Omit every picture, and retype the lines that run from the beginning of the data below through the line containing "import seaborn as sns", inclusive.

___

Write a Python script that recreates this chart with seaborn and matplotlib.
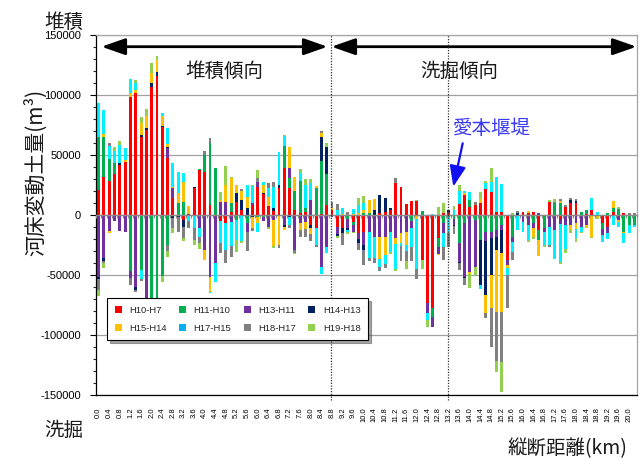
import numpy as np
import matplotlib
matplotlib.use("Agg")
import matplotlib.pyplot as plt
from matplotlib.ticker import MultipleLocator, FuncFormatter
from matplotlib.patches import Patch
import seaborn as sns

# 縦断距離 (km): 0.0 - 20.2 km every 0.2 km
km = np.round(np.arange(0, 20.21, 0.2), 1)
km_labels = [f"{v:.1f}" for v in km]

# 河床変動土量 per period (thousand m3)
h10_h7 = [20.8, 31.4, 28.3, 33.9, 41.7, 44.5, 98.7, 101.5, 64.8, 70.9,
          106.5, 116.0, 73.1, 47.8, 14.5, 0, -4.0, 0, 22.2, 37.5,
          36.0, 8.3, 0, -5.0, -7.0, 2.8, 11.1, 4.2, 0, 8.3,
          23.6, 17.5, 7.5, 3.3, 22.2, 39.5, 22.8, 4.2, 2.0, 2.8,
          -8.0, -11.0, 0.5, 8.3, 4.2, -9.7, -11.0, 0, -5.6, -15.0,
          -14.0, 0, 0, 2.0, 2.8, 4.2, 27.0, 23.6, 9.2, 12.0,
          11.5, -37.5, -73.7, -77.8, -19.5, 1.4, 2.5, 0, 8.9, 17.0,
          6.4, 8.3, 9.7, 21.4, 19.5, 2.8, 2.8, -37.5, 0, 0,
          2.8, 2.0, 2.5, -12.5, 0, 11.1, 0, -3.0, 7.0, 10.3,
          10.3, 0, 1.0, 4.2, 0, -7.0, -9.7, 2.8, 0, 2.0,
          0, 0]
h11_h10 = [43.9, 33.4, 18.0, 9.2, 0, 0, -46.4, 0, -46.0, 0,
           -78.0, -80.0, -51.0, -25.0, 0, 9.7, 11.1, 0, 0, 0.8,
           13.9, 51.4, 38.9, 0, 0, 7.0, -4.2, 0, -7.0, 0,
           -2.0, -2.0, 0, 0, 0, 18.0, 7.8, 16.1, 26.7, 3.3,
           0, 22.2, 44.5, 25.6, 0, 0, 0, -3.0, -2.8, 0,
           1.5, 1.5, 0, 0, 0, 0, 0, 0, 0, -5.0,
           0, 3.0, 0, -7.0, -7.0, -7.0, -2.0, -3.0, -23.0, -6.4,
           6.1, -4.0, -21.0, -13.9, -13.9, -12.5, -8.3, 0, -18.0, 0,
           0, 0, -7.0, -8.0, -11.1, 0, 9.7, 9.7, 0, 0,
           0, 2.8, 3.0, 0, 0, -5.0, 1.4, 2.8, 4.7, -14.0,
           -8.3, -8.3]
h13_h11 = [-51.4, -36.1, -13.0, -4.7, -13.0, -13.9, -6.4, -60.0, 0, -72.0,
           0, 0, 0, 7.8, 7.8, 0, 0, 0.6, 0, -11.0,
           -29.0, -52.0, -40.3, 11.1, 11.1, -5.5, 0, 0, -7.0, 2.0,
           4.2, -3.0, -10.0, -4.0, 0, -8.3, 8.9, -29.0, -7.0, -6.0,
           12.5, 0, -43.0, -26.4, -1.5, -6.0, 0, -8.0, -5.6, -5.0,
           -11.0, -14.0, -18.0, -18.0, -18.0, -14.0, -19.0, -15.0, -14.0, -5.5,
           0, 0, -8.3, -8.3, -5.6, -8.3, 0, -5.0, -15.8, -45.0,
           -47.3, -39.0, 0, -7.5, -5.6, -6.1, -4.2, -4.2, -4.2, 0,
           -5.6, -8.3, -4.2, 1.4, -2.8, -9.7, -12.5, -4.2, -8.3, -8.3,
           -7.0, -9.7, -8.0, 0, 0, -4.7, -5.6, 0, -4.2, 0,
           0, 0]
h14_h13 = [-2.2, -1.9, 0, 0, 1.9, 0, 0, -2.5, 1.5, 2.0,
           3.3, 3.0, 1.1, 1.4, -2.8, -2.0, -5.6, 0, 1.0, 0,
           0, 0, 0, 0, 0, 0, 7.0, 8.3, 5.6, -1.5,
           0, 1.2, 0, 2.2, 2.8, -1.5, -2.0, 0, 0, 0,
           -3.0, 0, 20.3, 22.5, 0, -1.5, -4.0, -1.5, 0, -3.0,
           -4.0, 0, 4.0, 15.0, 11.0, 1.5, 0, 0, 0, 0,
           0, 0, 0, 0, 0, 0, 1.5, -1.5, -1.4, -1.4,
           0, 0, -37.5, -45.3, -30.6, -10.6, -19.5, 0, 0, 1.5,
           0, 0, 0, 0, 0, 0, 0, 0, 0, 2.2,
           1.7, 0, 0, 0, 0, 0, 0, 0, 0, 0,
           0, 0]
h15_h14 = [0, 2.8, -2.2, 0, 0, 1.4, 2.8, 2.8, 10.0, 9.2,
           8.3, 10.3, 8.3, 2.2, 1.4, 8.3, 16.7, 7.0, 0, 0,
           -8.3, -12.0, 0, 1.4, 13.9, 20.8, 7.0, 7.8, 9.7, -9.7,
           -5.0, 6.4, 7.8, -22.0, -25.0, -2.5, 17.0, 11.7, -5.5, -6.0,
           -5.0, 2.0, 2.8, 0, 2.0, 0, 1.0, 0, 1.0, 1.5,
           2.8, 11.0, 9.0, -19.0, -15.0, 0, -5.0, -8.0, -11.0, 0,
           -3.0, 0, 0, 0, -1.4, 0, 0, 0, 0, 1.0,
           -1.9, 0, 3.3, -15.3, -27.8, -51.4, -48.5, -2.8, 0, 0,
           0, 1.2, -7.0, -14.0, 0, 0, 0, 2.2, 0, -4.0,
           -5.0, 0, -2.5, -18.0, -2.8, 0, 0, 6.4, -1.4, -1.4,
           0, 0]
h17_h15 = [28.9, 20.0, 11.1, 10.3, 14.7, 10.3, 11.7, 6.0, -7.5, 0,
           0, 0, 2.2, 13.0, 19.5, 18.0, 7.5, -5.0, -11.0, -7.0,
           0, -1.0, -15.3, -18.0, -22.0, -20.0, -17.0, -22.0, 9.7, 13.9,
           -7.0, 2.5, 7.0, 17.5, 27.8, 8.3, -6.0, 0, 6.7, 18.9,
           13.9, -14.0, -6.1, -5.6, 0, 4.0, 5.0, -2.0, 4.0, 7.0,
           5.6, -22.0, -18.0, -6.0, -8.0, -17.0, -21.0, -3.0, -5.0, -16.0,
           -42.0, 0, -5.6, 0.8, 0, -11.0, -13.0, 4.2, 11.4, 2.0,
           6.4, 0, -2.8, 5.4, 7.8, 28.6, 22.8, -5.6, -8.3, -12.5,
           -8.3, -12.5, 0, 0, -11.1, -15.3, -24.5, -32.0, -20.3, 0,
           -7.5, -4.2, 0, 9.7, 2.8, -5.6, -4.7, -8.3, -4.2, -8.3,
           -7.0, -1.4]
h18_h17 = [-8.9, -2.2, 2.8, 0, 0, 0, -5.6, -1.5, -1.5, 0,
           0, 0, 0, -5.0, -8.3, -12.0, -9.7, -6.0, -9.7, -5.0,
           3.6, 4.2, 0, -9.0, -11.0, -9.7, 0, 1.2, -16.0, -2.0,
           3.3, 0, 4.7, 4.2, -2.8, 0, -2.8, -2.5, -5.6, -6.0,
           -6.0, -1.4, 2.0, 0, 5.0, 5.0, -10.0, 2.5, 0, -6.0,
           -12.5, -2.0, -4.0, -4.0, -3.0, 0, 3.5, -12.5, -8.0, -12.0,
           -8.0, 0, 0, 0, 0, -11.0, -12.0, -6.0, -5.6, -5.6,
           0, 2.8, 0, -4.2, -32.0, -40.9, -42.0, -27.8, -7.0, 1.5,
           0, 0, 0, 0, 0, -1.5, 0.8, 1.2, 1.5, 1.4,
           1.0, 0, 0, 0, 0, 0, 0, 0, 0, 0,
           2.0, 2.0]
h19_h18 = [-4.7, -3.6, 0, 3.6, 3.6, 0, 0, 2.2, 5.5, 6.1,
           8.9, 3.3, -4.5, -5.0, -4.2, 0, -2.0, 0, -4.2, -5.5,
           0, 0, 0, 7.0, 15.8, 1.4, -9.7, -1.5, 0, 1.0,
           6.4, 0, -1.5, -1.5, 0, 1.0, 0, -1.4, 2.8, 4.7,
           3.3, 0, 0, 3.3, 0, -2.0, 0, -1.5, -1.4, 5.6,
           6.0, 0, 0, 0, 0, -1.5, -1.5, 0, -7.0, 0,
           1.2, -7.5, -5.6, 0, 7.0, 8.9, 0, 3.3, 4.7, 0,
           -12.0, -7.0, 5.8, 1.2, 11.7, -9.2, -25.0, 0, 1.5, 0,
           0, -1.5, -1.5, 0, -1.5, 1.0, 2.8, -1.5, -3.3, -2.5,
           -3.3, -1.4, 0, -1.4, -0.8, 0, 0, 0, 2.2, 0,
           0, 0]

series_names = ["H10-H7", "H11-H10", "H13-H11", "H14-H13",
                "H15-H14", "H17-H15", "H18-H17", "H19-H18"]
series_values = [h10_h7, h11_h10, h13_h11, h14_h13,
                 h15_h14, h17_h15, h18_h17, h19_h18]
bar_colors = ["#FF0000", "#00B050", "#7030A0", "#002060",
              "#FFC000", "#00F0FF", "#808080", "#92D050"]
legend_colors = ["#FF0000", "#00B050", "#7030A0", "#002060",
                 "#FFC000", "#00B0F0", "#808080", "#92D050"]

for name, v in zip(series_names, series_values):
    if len(v) != len(km):
        raise ValueError(f"{name}: {len(v)} values")

sns.set_theme(style="white")
plt.rcParams["font.family"] = ["Noto Sans CJK JP", "DejaVu Sans"]

W, H = 644, 461
fig = plt.figure(figsize=(W / 100, H / 100), dpi=100)
ax = fig.add_axes([96 / W, 66 / H, 541 / W, 360 / H])

# stacked columns: positives stack upward, negatives downward, in series order
vals = np.array(series_values) * 1000.0
pos_top = np.cumsum(np.clip(vals, 0, None), axis=0)
neg_bot = np.cumsum(np.clip(vals, None, 0), axis=0)
for k in range(len(series_names) - 1, -1, -1):
    for cum in (pos_top[k], neg_bot[k]):
        sns.barplot(x=km_labels, y=cum, order=km_labels, color=bar_colors[k],
                    width=0.55, saturation=1, errorbar=None, linewidth=0, ax=ax)

ax.set_xlim(-0.5, len(km) - 0.5)
ax.set_ylim(-150000, 150000)
ax.set_xlabel("")
ax.set_ylabel("")

# axes frame
for s in ("left", "bottom"):
    ax.spines[s].set_color("black")
    ax.spines[s].set_linewidth(0.9)
for s in ("top", "right"):
    ax.spines[s].set_color("#A6A6A6")
    ax.spines[s].set_linewidth(0.9)

ax.set_yticks(np.arange(-150000, 150001, 50000))
ax.yaxis.set_major_formatter(FuncFormatter(lambda v, p: f"{int(round(v))}"))
ax.yaxis.set_minor_locator(MultipleLocator(10000))
ax.tick_params(axis="y", which="major", direction="out", length=4, width=0.8,
               pad=7, labelsize=8, colors="black", left=True)
ax.tick_params(axis="y", which="minor", direction="out", length=2.5, width=0.8,
               left=True)
for t in ax.get_yticklabels():
    t.set_family("Liberation Sans")

ax.yaxis.grid(True, which="major", color="#A0A0A0", lw=0.9)
ax.set_axisbelow(True)

ax.set_xticks(range(0, len(km), 2))
ax.set_xticklabels(km_labels[::2], rotation=90, fontsize=5.5,
                   family="Liberation Sans")
ax.tick_params(axis="x", length=0, pad=9, colors="black")

# category axis crossing at zero
sec = ax.secondary_xaxis(0.5)
sec.set_alignment("bottom")
sec.set_xticks(np.arange(-0.5, len(km), 1.0))
sec.tick_params(axis="x", direction="out", length=2.5, width=0.8,
                color="#8C8C8C", labelbottom=False, labeltop=False)
sec.spines["bottom"].set_color("#8C8C8C")
sec.spines["bottom"].set_linewidth(1.0)
sec.set_zorder(3)

# section boundaries
for xb in (43.75, 65.9):
    ax.axvline(xb, ymin=-0.014, ymax=1, color="#333333", lw=0.9,
               ls=(0, (1, 1.2)), clip_on=False, zorder=4)

# legend in rows of four
order = [0, 4, 1, 5, 2, 6, 3, 7]
handles = [Patch(facecolor=legend_colors[i], edgecolor="none") for i in order]
labels = [series_names[i] for i in order]
leg = ax.legend(handles, labels, ncol=4, loc="upper left",
                bbox_to_anchor=(0.0203, 0.2694), borderaxespad=0,
                frameon=True, fancybox=False, edgecolor="black", framealpha=1,
                prop={"family": "Liberation Sans", "size": 6.8},
                handlelength=0.75, handleheight=0.75, handletextpad=0.8,
                columnspacing=1.3, labelspacing=0.95, borderpad=0.8,
                shadow=True)
leg.get_frame().set_linewidth(0.8)
leg.set_zorder(6)

txt = "#1A1A1A"

def px(x, y):
    return x / W, 1 - y / H

fig.text(*px(64, 22), "堆積", fontsize=14, ha="center", va="center", color=txt)
fig.text(*px(64, 430), "洗掘", fontsize=14, ha="center", va="center", color=txt)
fig.text(*px(35, 172), "河床変動土量(m³)", fontsize=15, rotation=90,
         ha="center", va="center", color=txt)
fig.text(*px(627, 449), "縦断距離(km)", fontsize=14, ha="right", va="center",
         color=txt)
fig.text(*px(224, 71), "堆積傾向", fontsize=14, ha="center", va="center", color=txt)
fig.text(*px(459, 71), "洗掘傾向", fontsize=14, ha="center", va="center", color=txt)
fig.text(*px(492, 128), "愛本堰堤", fontsize=14, ha="center", va="center",
         color="#3B3BF5")

arrow_y = H - 46.7
for x1, x2 in ((101.5, 327.5), (331.5, 636.5)):
    ax.annotate("", xy=(x2, arrow_y), xytext=(x1, arrow_y),
                xycoords="figure pixels", textcoords="figure pixels",
                arrowprops=dict(arrowstyle="<|-|>,head_length=0.8,head_width=0.28",
                                color="black", lw=2, mutation_scale=18,
                                shrinkA=0, shrinkB=0))

ax.annotate("", xy=(453.3, H - 186.7), xytext=(462.7, H - 143.3),
            xycoords="figure pixels", textcoords="figure pixels",
            arrowprops=dict(arrowstyle="-|>,head_length=0.9,head_width=0.35",
                            color="#1010F0", lw=1.6, mutation_scale=14,
                            shrinkA=0, shrinkB=0))

fig.savefig("out.png", dpi=100)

___

(Solution)
Write a Python script that recreates this chart with seaborn and matplotlib.
import numpy as np
import matplotlib
matplotlib.use("Agg")
import matplotlib.pyplot as plt
from matplotlib.ticker import MultipleLocator, FuncFormatter
from matplotlib.patches import Patch
import seaborn as sns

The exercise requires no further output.